Len Flack on June 23, 2007 at 12:00 pm

On Being a Pastor CoverI purchased this book the day before I was installed as a pastor at North Country Fellowship. Being my first pastorate, I thought a book addressing the practical aspects of pastoral ministry might be appropriate.

On Being a Pastor was co-written by Pastors Derek Prime and Alistair Begg, and also includes foreword by R. Albert Mohler, president of Southern Seminary. The authors both hail from Scotland, though Begg has spent nearly 30 years ministering in the United States.

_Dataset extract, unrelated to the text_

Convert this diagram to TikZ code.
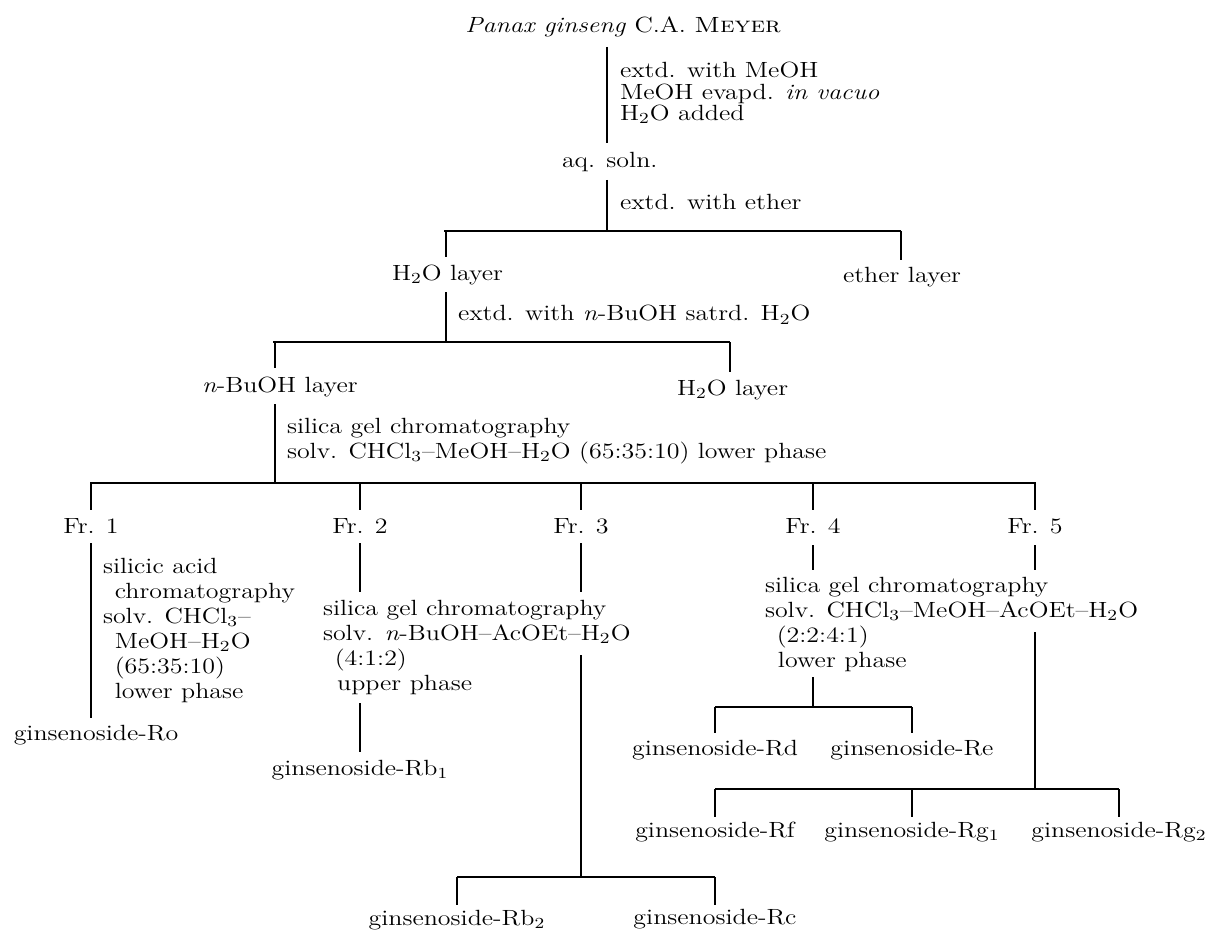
\documentclass[tikz,border=0pt]{standalone}
\usepackage{graphicx}
\newcommand{\wtxt}[1]{\scalebox{1.18}[1]{#1}}
\newcommand{\wlines}[2]{\scalebox{1.18}[1]{\renewcommand{\arraystretch}{#1}\begin{tabular}[t]{@{}l@{}}#2\end{tabular}}}
\newcommand{\HtwoO}{H\textsubscript{2}O}
\tikzset{
  txt/.style={inner sep=0pt, outer sep=0pt, font=\fontsize{11}{12}\selectfont},
  lw/.style={txt, anchor=base west},
  lc/.style={txt, anchor=base},
  ln/.style={line width=0.55pt, line cap=butt}
}
\begin{document}
\begin{tikzpicture}[x=0.5pt,y=-0.5pt]
\useasboundingbox (0,0) rectangle (1217,931);
% --- top
\node[lc] (title) at (623,33) {\wtxt{\textit{Panax ginseng} C.A. \textsc{Meyer}}};
\draw[ln] (607,47) -- (607,143);
\node[lw] (s1) at (620,78) {\wlines{0.8125}{extd. with MeOH\\ MeOH evapd. \textit{in vacuo}\\ \HtwoO{} added}};
\node[lw] (aq) at (562,168) {\wtxt{aq. soln.}};
\draw[ln] (607,180) -- (607,231);
\node[lw] (s2) at (620,210) {\wtxt{extd. with ether}};
\draw[ln] (444,231) -- (901,231);
\draw[ln] (446,231) -- (446,257);
\draw[ln] (901,231) -- (901,260);
\node[lw] (w1) at (392,280) {\wtxt{\HtwoO{} layer}};
\node[lc] (eth) at (902,283) {\wtxt{ether layer}};
% --- BuOH extraction
\draw[ln] (446,292) -- (446,342);
\node[lw] (s3) at (458,321) {\wtxt{extd. with \textit{n}-BuOH satrd. \HtwoO}};
\draw[ln] (273,342) -- (730,342);
\draw[ln] (275,342) -- (275,368);
\draw[ln] (730,342) -- (730,372);
\node[lw] (bu) at (202,392) {\wtxt{\textit{n}-BuOH layer}};
\node[lw] (w2) at (677,395) {\wtxt{\HtwoO{} layer}};
% --- silica gel
\draw[ln] (275,404) -- (275,483);
\node[lw] (s4) at (287,433) {\wlines{1.0417}{silica gel chromatography\\ solv. CHCl\textsubscript{3}--MeOH--\HtwoO{} (65:35:10) lower phase}};
\draw[ln] (90,483) -- (1036,483);
\foreach \xx in {91,360,581,813,1035} \draw[ln] (\xx,483) -- (\xx,510);
\node[lc] (f1) at (91,533) {\wtxt{Fr. 1}};
\node[lc] (f2) at (360,533) {\wtxt{Fr. 2}};
\node[lc] (f3) at (581,533) {\wtxt{Fr. 3}};
\node[lc] (f4) at (813,533) {\wtxt{Fr. 4}};
\node[lc] (f5) at (1035,533) {\wtxt{Fr. 5}};
% --- Fr. 1
\draw[ln] (91,543) -- (91,718);
\node[lw] (s5) at (103,573) {\wlines{1.0417}{silicic acid\\ \hspace*{5pt}chromatography\\ solv. CHCl\textsubscript{3}--\\ \hspace*{5pt}MeOH--\HtwoO\\ \hspace*{5pt}(65:35:10)\\ \hspace*{5pt}lower phase}};
\node[lc] (ro) at (96,740) {\wtxt{ginsenoside-Ro}};
% --- Fr. 2
\draw[ln] (360,543) -- (360,592);
\node[lw] (s6) at (323,615) {\wlines{1.0417}{silica gel chromatography\\ solv. \textit{n}-BuOH--AcOEt--\HtwoO\\ \hspace*{5pt}(4:1:2)\\ \hspace*{6pt}upper phase}};
\draw[ln] (360,703) -- (360,752);
\node[lc] (rb1) at (360,775) {\wtxt{ginsenoside-Rb\textsubscript{1}}};
% --- Fr. 3
\draw[ln] (581,543) -- (581,592);
\draw[ln] (581,655) -- (581,877);
\draw[ln] (457,877) -- (715,877);
\draw[ln] (457,877) -- (457,905);
\draw[ln] (715,877) -- (715,905);
\node[lc] (rb2) at (457,925) {\wtxt{ginsenoside-Rb\textsubscript{2}}};
\node[lc] (rc) at (715,924) {\wtxt{ginsenoside-Rc}};
% --- Fr. 4
\draw[ln] (813,545) -- (813,570);
\node[lw] (s7) at (765,592) {\wlines{1.0417}{silica gel chromatography\\ solv. CHCl\textsubscript{3}--MeOH--AcOEt--\HtwoO\\ \hspace*{5pt}(2:2:4:1)\\ \hspace*{5.5pt}lower phase}};
\draw[ln] (813,677) -- (813,707);
\draw[ln] (715,707) -- (912,707);
\draw[ln] (715,707) -- (715,733);
\draw[ln] (912,707) -- (912,733);
\node[lc] (rd) at (715,755) {\wtxt{ginsenoside-Rd}};
\node[lc] (re) at (912,755) {\wtxt{ginsenoside-Re}};
% --- Fr. 5
\draw[ln] (1035,545) -- (1035,570);
\draw[ln] (1035,632) -- (1035,789);
\draw[ln] (715,789) -- (1119,789);
\foreach \xx in {715,912,1119} \draw[ln] (\xx,789) -- (\xx,817);
\node[lc] (rf) at (715,837) {\wtxt{ginsenoside-Rf}};
\node[lc] (rg1) at (912,837) {\wtxt{ginsenoside-Rg\textsubscript{1}}};
\node[lc] (rg2) at (1119,837) {\wtxt{ginsenoside-Rg\textsubscript{2}}};
\end{tikzpicture}
\end{document}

Attention is paid to a well-rounded variety of the aspects of pastoral ministry, including calling and character, prayer, scriptural study, preaching. However, the book also touches on a pastor’s personal devotions, how one’s labor can influence his marriage and family, and how to avoid temptations unique to pastoral work. The sections are well-developed, and highly practical.

To support the thesis of each chapter, the manuscript is peppered with quotes and stories from different pastors’ sermons and memoirs. Many of these illustrations are drawn from Reformed ministers of days past, such as Charles Haddon Surgeon, Alexander Whyte, W. E. Sangster, and Martyn Lloyd-Jones. As a young pastor, these excerpts were especially helpful, and I regularly found myself checking citations in the back of the book to look for future reading.

They make a point to clarify that they don’t desire to see pastoral ministry become a “professional” pursuit, an idea that John Piper expands upon in his own book, Brothers, We Are Not Professionals. Early in the book they state that the distinction between clergy and laity, while useful in some ways, has been misunderstood over time and has become an unbiblical and unhealthy paradigm. In many ways, I resonate with that sentiment, and it plays out on how I do pastoral work in my own church.

Prime and Begg write from a significantly different church culture and life-background than my own, which obviously makes for some disconnects in ministry approach and social understanding. However, these differences were eye-opening and helpful to me, and more often than not I found myself saying “Yes!” Overall, I found the book to quite enjoyable.